| Aim |
Reproduce the listing below exactly, minus its pictures.
##### Given data #####
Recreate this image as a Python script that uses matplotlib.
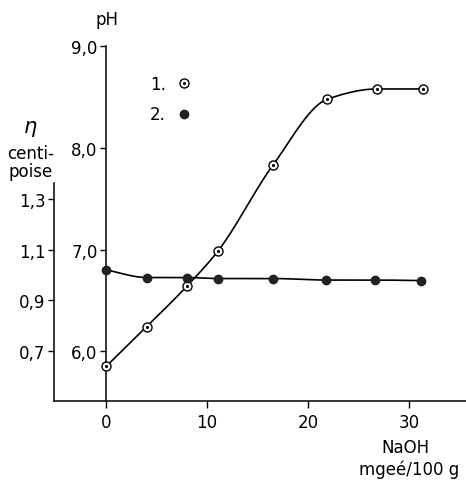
"""Viscosity and pH versus added NaOH (scanned figure redraw)."""

import matplotlib

matplotlib.use("Agg")
import matplotlib.pyplot as plt
from matplotlib.legend_handler import HandlerTuple
from matplotlib.lines import Line2D
from matplotlib.ticker import FuncFormatter
import numpy as np

W, H = 466, 481

# series 1: pH
naoh_ph = [0, 4, 8, 11.1, 16.5, 21.9, 26.8, 31.3]
ph = [5.85, 6.24, 6.64, 6.99, 7.83, 8.48, 8.58, 8.58]

# series 2: viscosity (centipoise)
naoh_eta = [0, 4, 8, 11.1, 16.5, 21.8, 26.6, 31.1]
eta = [1.02, 0.99, 0.99, 0.986, 0.986, 0.98, 0.98, 0.978]

ph_ticks = [6, 7, 8, 9]
eta_ticks = [0.7, 0.9, 1.1, 1.3]
x_ticks = [0, 10, 20, 30]


def pchip(x, y, xs):
    x = np.asarray(x, float)
    y = np.asarray(y, float)
    h = np.diff(x)
    d = np.diff(y) / h
    m = np.zeros_like(y)
    m[0], m[-1] = d[0], d[-1]
    for k in range(1, len(x) - 1):
        if d[k - 1] * d[k] <= 0:
            m[k] = 0.0
        else:
            w1 = 2 * h[k] + h[k - 1]
            w2 = h[k] + 2 * h[k - 1]
            m[k] = (w1 + w2) / (w1 / d[k - 1] + w2 / d[k])
    idx = np.clip(np.searchsorted(x, xs) - 1, 0, len(x) - 2)
    t = (xs - x[idx]) / h[idx]
    h00 = 2 * t**3 - 3 * t**2 + 1
    h10 = t**3 - 2 * t**2 + t
    h01 = -2 * t**3 + 3 * t**2
    h11 = t**3 - t**2
    return (h00 * y[idx] + h10 * h[idx] * m[idx]
            + h01 * y[idx + 1] + h11 * h[idx] * m[idx + 1])


def fx(px):
    return px / W


def fy(py):
    return 1 - py / H


comma = FuncFormatter(lambda v, _: f"{v:.1f}".replace(".", ","))

fig = plt.figure(figsize=(W / 100, H / 100), dpi=100)
ax = fig.add_axes([fx(54), fy(402), fx(466) - fx(54), fy(30) - fy(402)])
ax.patch.set_visible(False)

x_lo, x_hi = -5.15, 35.6
ph_lo, ph_hi = 5.51, 9.17
ax.set_xlim(x_lo, x_hi)
ax.set_ylim(ph_lo, ph_hi)

# eta axis shares the same vertical scale: pH = 6 + (eta - 0.7) * 2.5
ax2 = ax.twinx()
ax2.set_ylim((ph_lo - 6) / 2.5 + 0.7, (ph_hi - 6) / 2.5 + 0.7)

for a in (ax, ax2):
    for s in ("top", "right", "left", "bottom"):
        a.spines[s].set_visible(False)

ax.spines["bottom"].set_visible(True)
ax.spines["bottom"].set_linewidth(1.1)
ax.spines["left"].set_visible(True)
ax.spines["left"].set_position(("data", 0))
ax.spines["left"].set_bounds(ph_lo, 9.0)
ax.spines["left"].set_linewidth(1.1)

ax2.yaxis.set_ticks_position("left")
ax2.yaxis.set_label_position("left")
ax2.spines["left"].set_visible(True)
ax2.spines["left"].set_position(("axes", 0))
ax2.spines["left"].set_bounds(ax2.get_ylim()[0], 1.36)
ax2.spines["left"].set_linewidth(1.1)

ax.set_xticks(x_ticks)
ax.set_yticks(ph_ticks)
ax.yaxis.set_major_formatter(comma)
ax2.set_yticks(eta_ticks)
ax2.yaxis.set_major_formatter(comma)
ax.tick_params(axis="x", length=5, width=1, labelsize=12, pad=4)
ax.tick_params(axis="y", length=4, width=1, labelsize=12, pad=2)
ax2.tick_params(axis="y", length=4, width=1, labelsize=12, pad=2)

xs1 = np.linspace(naoh_ph[0], naoh_ph[-1], 400)
ax.plot(xs1, pchip(naoh_ph, ph, xs1), color="black", lw=1.2, zorder=2)
ax.plot(naoh_ph, ph, "o", ms=6.5, mfc="white", mec="black", mew=1.0, zorder=3)
ax.plot(naoh_ph, ph, ".", ms=2.5, color="black", zorder=4)

xs2 = np.linspace(naoh_eta[0], naoh_eta[-1], 400)
ax2.plot(xs2, pchip(naoh_eta, eta, xs2), color="black", lw=1.2, zorder=2)
ax2.plot(naoh_eta, eta, "o", ms=6, color="#222222", zorder=3)

h1 = (Line2D([], [], marker="o", ls="none", ms=6.5, mfc="white",
             mec="black", mew=1.0),
      Line2D([], [], marker=".", ls="none", ms=2.5, color="black"))
h2 = Line2D([], [], marker="o", ls="none", ms=6, color="#222222")
ax2.legend([h1, h2], ["1.", "2."], markerfirst=False, frameon=False,
           loc="upper left", bbox_to_anchor=(fx(135), fy(61)),
           bbox_transform=fig.transFigure, fontsize=12, handlelength=1.0,
           handletextpad=0.6, labelspacing=0.75,
           handler_map={tuple: HandlerTuple(ndivide=1, pad=0)})

fig.text(fx(107), fy(20), "pH", ha="center", va="center", fontsize=12)
fig.text(fx(30), fy(127), "η", ha="center", va="center", fontsize=15,
         style="italic")
fig.text(fx(31), fy(163), "centi-\npoise", ha="center", va="center",
         fontsize=12, linespacing=0.95)
fig.text(fx(405), fy(448), "NaOH", ha="center", va="center", fontsize=12)
fig.text(fx(409), fy(470), "mgeé/100 g", ha="center", va="center",
         fontsize=12)

fig.savefig("out.png", dpi=100)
#####
| Output for this task |
Recreate this image as a Python script that uses matplotlib.
"""Viscosity and pH versus added NaOH (scanned figure redraw)."""

import matplotlib

matplotlib.use("Agg")
import matplotlib.pyplot as plt
from matplotlib.legend_handler import HandlerTuple
from matplotlib.lines import Line2D
from matplotlib.ticker import FuncFormatter
import numpy as np

W, H = 466, 481

# series 1: pH
naoh_ph = [0, 4, 8, 11.1, 16.5, 21.9, 26.8, 31.3]
ph = [5.85, 6.24, 6.64, 6.99, 7.83, 8.48, 8.58, 8.58]

# series 2: viscosity (centipoise)
naoh_eta = [0, 4, 8, 11.1, 16.5, 21.8, 26.6, 31.1]
eta = [1.02, 0.99, 0.99, 0.986, 0.986, 0.98, 0.98, 0.978]

ph_ticks = [6, 7, 8, 9]
eta_ticks = [0.7, 0.9, 1.1, 1.3]
x_ticks = [0, 10, 20, 30]


def pchip(x, y, xs):
    x = np.asarray(x, float)
    y = np.asarray(y, float)
    h = np.diff(x)
    d = np.diff(y) / h
    m = np.zeros_like(y)
    m[0], m[-1] = d[0], d[-1]
    for k in range(1, len(x) - 1):
        if d[k - 1] * d[k] <= 0:
            m[k] = 0.0
        else:
            w1 = 2 * h[k] + h[k - 1]
            w2 = h[k] + 2 * h[k - 1]
            m[k] = (w1 + w2) / (w1 / d[k - 1] + w2 / d[k])
    idx = np.clip(np.searchsorted(x, xs) - 1, 0, len(x) - 2)
    t = (xs - x[idx]) / h[idx]
    h00 = 2 * t**3 - 3 * t**2 + 1
    h10 = t**3 - 2 * t**2 + t
    h01 = -2 * t**3 + 3 * t**2
    h11 = t**3 - t**2
    return (h00 * y[idx] + h10 * h[idx] * m[idx]
            + h01 * y[idx + 1] + h11 * h[idx] * m[idx + 1])


def fx(px):
    return px / W


def fy(py):
    return 1 - py / H


comma = FuncFormatter(lambda v, _: f"{v:.1f}".replace(".", ","))

fig = plt.figure(figsize=(W / 100, H / 100), dpi=100)
ax = fig.add_axes([fx(54), fy(402), fx(466) - fx(54), fy(30) - fy(402)])
ax.patch.set_visible(False)

x_lo, x_hi = -5.15, 35.6
ph_lo, ph_hi = 5.51, 9.17
ax.set_xlim(x_lo, x_hi)
ax.set_ylim(ph_lo, ph_hi)

# eta axis shares the same vertical scale: pH = 6 + (eta - 0.7) * 2.5
ax2 = ax.twinx()
ax2.set_ylim((ph_lo - 6) / 2.5 + 0.7, (ph_hi - 6) / 2.5 + 0.7)

for a in (ax, ax2):
    for s in ("top", "right", "left", "bottom"):
        a.spines[s].set_visible(False)

ax.spines["bottom"].set_visible(True)
ax.spines["bottom"].set_linewidth(1.1)
ax.spines["left"].set_visible(True)
ax.spines["left"].set_position(("data", 0))
ax.spines["left"].set_bounds(ph_lo, 9.0)
ax.spines["left"].set_linewidth(1.1)

ax2.yaxis.set_ticks_position("left")
ax2.yaxis.set_label_position("left")
ax2.spines["left"].set_visible(True)
ax2.spines["left"].set_position(("axes", 0))
ax2.spines["left"].set_bounds(ax2.get_ylim()[0], 1.36)
ax2.spines["left"].set_linewidth(1.1)

ax.set_xticks(x_ticks)
ax.set_yticks(ph_ticks)
ax.yaxis.set_major_formatter(comma)
ax2.set_yticks(eta_ticks)
ax2.yaxis.set_major_formatter(comma)
ax.tick_params(axis="x", length=5, width=1, labelsize=12, pad=4)
ax.tick_params(axis="y", length=4, width=1, labelsize=12, pad=2)
ax2.tick_params(axis="y", length=4, width=1, labelsize=12, pad=2)

xs1 = np.linspace(naoh_ph[0], naoh_ph[-1], 400)
ax.plot(xs1, pchip(naoh_ph, ph, xs1), color="black", lw=1.2, zorder=2)
ax.plot(naoh_ph, ph, "o", ms=6.5, mfc="white", mec="black", mew=1.0, zorder=3)
ax.plot(naoh_ph, ph, ".", ms=2.5, color="black", zorder=4)

xs2 = np.linspace(naoh_eta[0], naoh_eta[-1], 400)
ax2.plot(xs2, pchip(naoh_eta, eta, xs2), color="black", lw=1.2, zorder=2)
ax2.plot(naoh_eta, eta, "o", ms=6, color="#222222", zorder=3)

h1 = (Line2D([], [], marker="o", ls="none", ms=6.5, mfc="white",
             mec="black", mew=1.0),
      Line2D([], [], marker=".", ls="none", ms=2.5, color="black"))
h2 = Line2D([], [], marker="o", ls="none", ms=6, color="#222222")
ax2.legend([h1, h2], ["1.", "2."], markerfirst=False, frameon=False,
           loc="upper left", bbox_to_anchor=(fx(135), fy(61)),
           bbox_transform=fig.transFigure, fontsize=12, handlelength=1.0,
           handletextpad=0.6, labelspacing=0.75,
           handler_map={tuple: HandlerTuple(ndivide=1, pad=0)})

fig.text(fx(107), fy(20), "pH", ha="center", va="center", fontsize=12)
fig.text(fx(30), fy(127), "η", ha="center", va="center", fontsize=15,
         style="italic")
fig.text(fx(31), fy(163), "centi-\npoise", ha="center", va="center",
         fontsize=12, linespacing=0.95)
fig.text(fx(405), fy(448), "NaOH", ha="center", va="center", fontsize=12)
fig.text(fx(409), fy(470), "mgeé/100 g", ha="center", va="center",
         fontsize=12)

fig.savefig("out.png", dpi=100)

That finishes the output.